# Why can't I find this fitting????



## TomFL (Oct 2, 2007)

Tracing a fuel issue, and looked to the usual culprit; the anti-siphon valve. 

Unfortunately, it's been in there for a bunch of years and while removing it, it snapped it off at the base. 

I'm wondering if it's easier to just pick up a new fitting and pickup tube, rather than messing with it too much and risking buggering it up anyways. It's too big for my extractors.










You'd think this would be an easy part to locate, but I can't find them anywhere.


----------



## Brett (Jul 16, 2008)

http://www.easternmarine.com/Universal-Tank-Fittings-Valves/


----------



## TomFL (Oct 2, 2007)

Brett, you're slipping!! 

I found that site, but there is no fitting like the one I have. It's the 90 degree fitting that connects the anti-siphon valve to the actual pickup tube. The pickup tube comes out the bottom if you look at that pic.

-T


----------



## Brett (Jul 16, 2008)

No...don't think so...look closer at what broke.
It's an assembly of brass components.
90 degree bend, antisiphon barb and a connection barb
with a hard plastic pickup tube. Come on Tom...be the ball!

                                         ;D

You're just to used to buying off the shelf...
this is like a cheap toy...some assembly required!


----------



## TomFL (Oct 2, 2007)

> No...don't think so...look closer at what broke.
> It's an assembly of brass components.
> 90 degree bend, antisiphon barb and a connection barb
> with a hard plastic pickup tube. Come on Tom...be the ball!
> ...


Nothing brass here! Everything's AL, but I see where you're going. I could make it up out of a brass 90 degree fitting, two hose barbs, and a length of hose for a pickup...

Hmmm.....

Second thought, no I can't!!! There's no way to get the pickup tube in doing it that way!!!!!!

:-/


----------



## Brett (Jul 16, 2008)

Here...off the shelf... ;D

http://www.wholesalemarine.com/p/MOE-033500-12/Fuel+Pick-up+tube.html


----------



## TomFL (Oct 2, 2007)

getting closer... need it in 3/8"...

http://www.marineengine.com/products/accessory.php?in=2563778


----------



## TomFL (Oct 2, 2007)

Brett, that's it... I think. It's 1/4" NPT, which _I BELIEVE _has an inside dia of 3/8"...


----------



## noeettica (Sep 23, 2007)

Fuel system components are crazy ... LOL


----------



## iMacattack (Dec 11, 2006)

When I replaced mine on that old 17T, West Marine had what I needed.


----------



## makin moves (Mar 20, 2010)

a hydrolic hose company should have that


----------



## Un-shore (Sep 27, 2007)

3/8 = 1.5/4 :-/


----------



## TomFL (Oct 2, 2007)

Well I bought that fitting, and it won't work.
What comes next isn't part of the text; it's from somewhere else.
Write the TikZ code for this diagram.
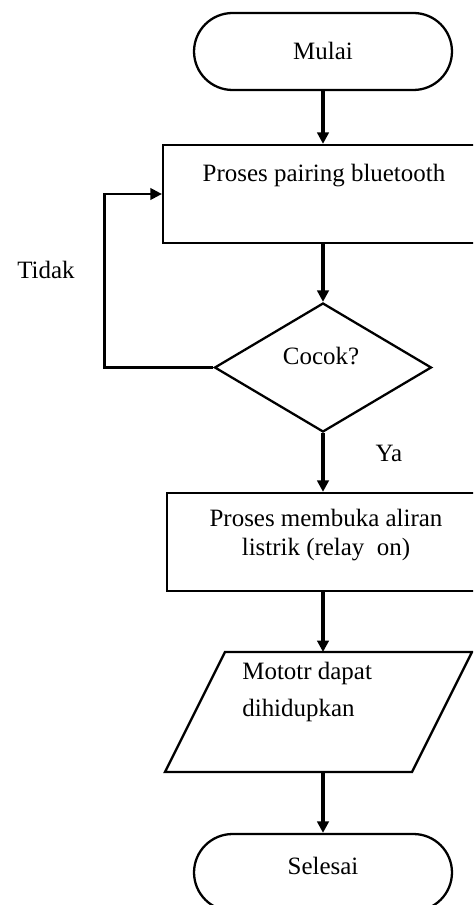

The inside diameter of the hole coming into the 90 bend is 1/4". A 1/4" drill bit slid inside barely fit. Yamaha spec's 3/8 hose for this motor and I'm hesitant to go that small. 

The old tank fitting had a noticeably bigger hole in it.

Here you can see a 3/8" pipe fitting, the old 3/8" anti-siphon valve, and the new pickup elbow. Look closely at the differences in the hole diameters.


----------



## Brett (Jul 16, 2008)

Try the plumbing section at the local home improvement store.
Entire boxes of threaded fittings in all thread types, metals and diameters.


----------



## Gramps (Nov 1, 2007)

Have you tried Marine Connection Liquidators in Ft. Pierce or Flounder Pounder in Rockledge?? They have tons of surplus and I believe FP is MHP's surplus outlet.

Btw, nice article in the background...


----------